We summarize the pertinent facts as follows: On December 2, 1958, the defendants owned a tract of land consisting of about ninety-eight acres in the towns of Bolton and Harvard. From that date to October 31, 1966, the defendants sold five parcels of land, totaling about twelve acres, to the plaintiffs. The defendants made no other conveyances of any land in the tract. In each of the deeds they imposed the same restrictions, with the exception of one minor variation, on the grantees' use of the premises. [Note 1] These deeds did not impose any restrictions on the defendants' remaining land. Each parcel sold was plotted on a separate plan recorded with the deed thereto, and no subdivision plan of the area was filed in the registry of deeds. One of the plaintiffs, however, "was shown a copy of a plan having five lots laid out on . . . [the defendants'] premises."
It appears that the defendants orally assured each of the plaintiffs that all lots of land subsequently sold would be subject to the same restrictions imposed in the plaintiffs' deeds and that the defendants would assiduously protect the tract's rural and residential characteristics. The defendants, however, now plan to establish a recreational area on their remaining land, a use which apparently would be prohibited by the restrictions imposed on the plaintiffs' land.
The sole issue, as the plaintiffs state, is whether the statute of frauds, although not pleaded, precludes the plaintiffs, the grantees of restricted land, from enforcing the defendants' oral promises to impose the same restrictions on the land retained by them. The judge ruled that the statute was a bar to the relief sought by the plaintiffs. We agree. "[I]t was settled in this Commonwealth by Sprague v. Kimball, 213 Mass. 380 , that the statute of frauds prevents
the enforcement against the vendor . . . of any implied or oral agreement that the vendor's remaining land shall be bound by restrictions similar to those imposed upon lots conveyed. Only where . . . the vendor binds his remaining land by writing, can reciprocity of restriction between the vendor and the vendee be enforced." Snow v. Van Dam, 291 Mass. 477 , 482. Belmont v. Massachusetts Amusement Corp. 333 Mass. 565 , 572. G. L. c. 259, Section 1, Fourth. See Restatement: Property, Section 522 (1). But see Section 524 c, Illustration 1, of the Restatement. Here there was no evidence in writing, either in a plan or in the deeds, that the restrictions were to apply to the defendants' remaining land.
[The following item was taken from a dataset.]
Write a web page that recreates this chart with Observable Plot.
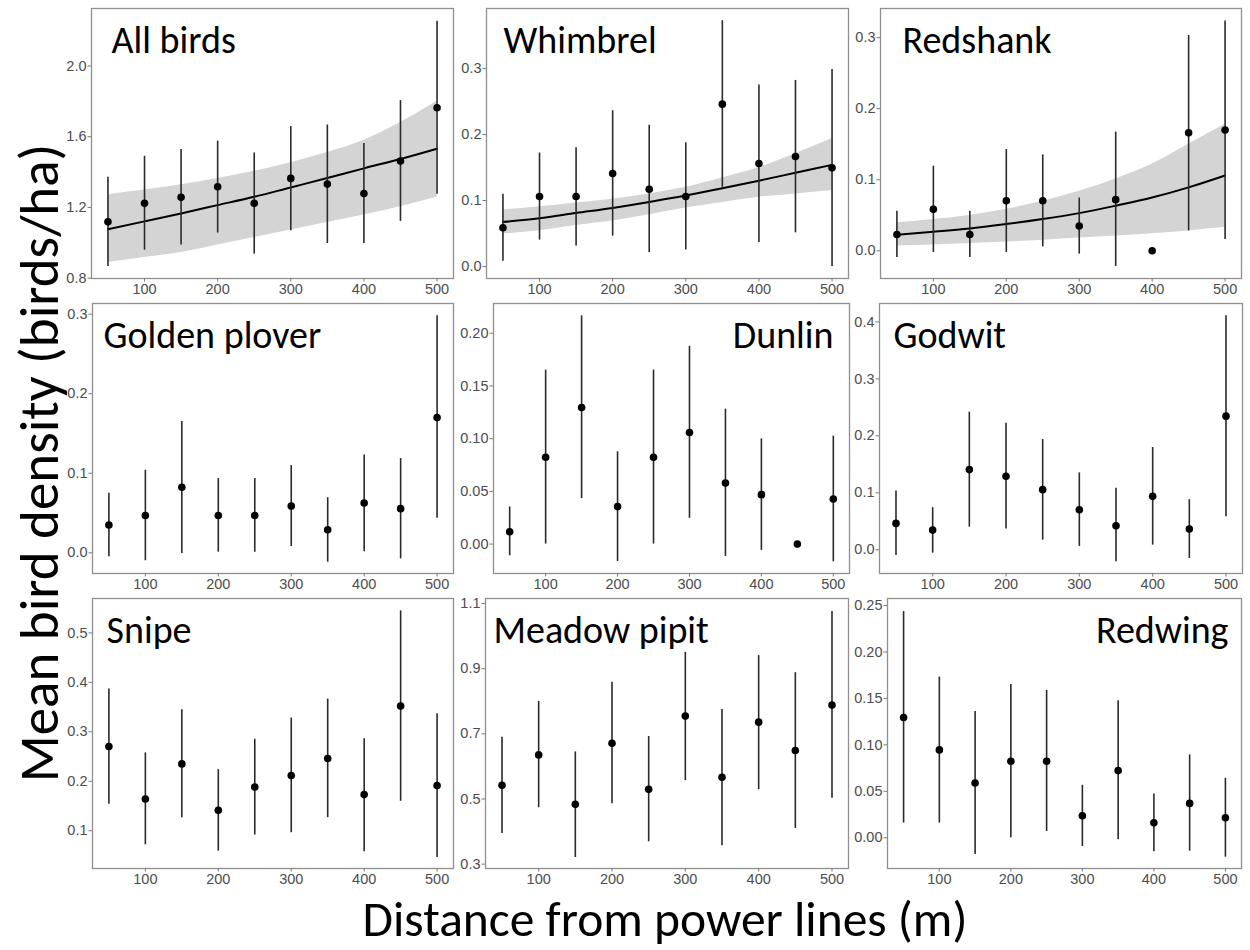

The statute of frauds was not pleaded by the defendants. Accordingly the plaintiffs contend that the defence is not available to the defendants. It is true that ordinarily the statute of frauds cannot be relied on unless pleaded. Middlesex Co. v. Osgood, 4 Gray, 447. Stoneham Five Cents Sav. Bank v. Johnson, 295 Mass. 390 , 393. Young v. Paquette, 341 Mass. 67 , 76. G. L. c. 231, Section 28. But it has been held that if the bill does not contain allegations plainly showing a situation where the statute might apply there is no occasion to plead it and the defendant may have the benefit of it, even though not pleaded. Tourtillotte v. Tourtillotte, 205 Mass. 547 , 551. See Lawson v. States Constr. Co. 193 Va. 513, 521. That is the case here. Neither the plaintiffs' original bill nor their amended bill alleged that the defendants made any agreement (oral or otherwise) relating to the restrictions. In these circumstances the statute was available to the defendants.
Interlocutory decree affirmed.
Final decree affirmed with costs of appeal.
[Note 1] These restrictions were: "1. No trailers, tents, shacks, or temporary buildings for human habitation may be placed on said land; 2. Not more than one dwelling house for human habitation shall be erected on the granted premises; 3. No building shall be located nearer than thirty (30) feet of the front and rear lines and twenty (20) feet of the sidelines of the granted premises; 4. The granted premises shall not be subdivided or reduced in size; 5. Once the construction of a dwelling house is commenced, the exterior shall be completed, including painting and landscaping within two (2) years from the date of starting construction."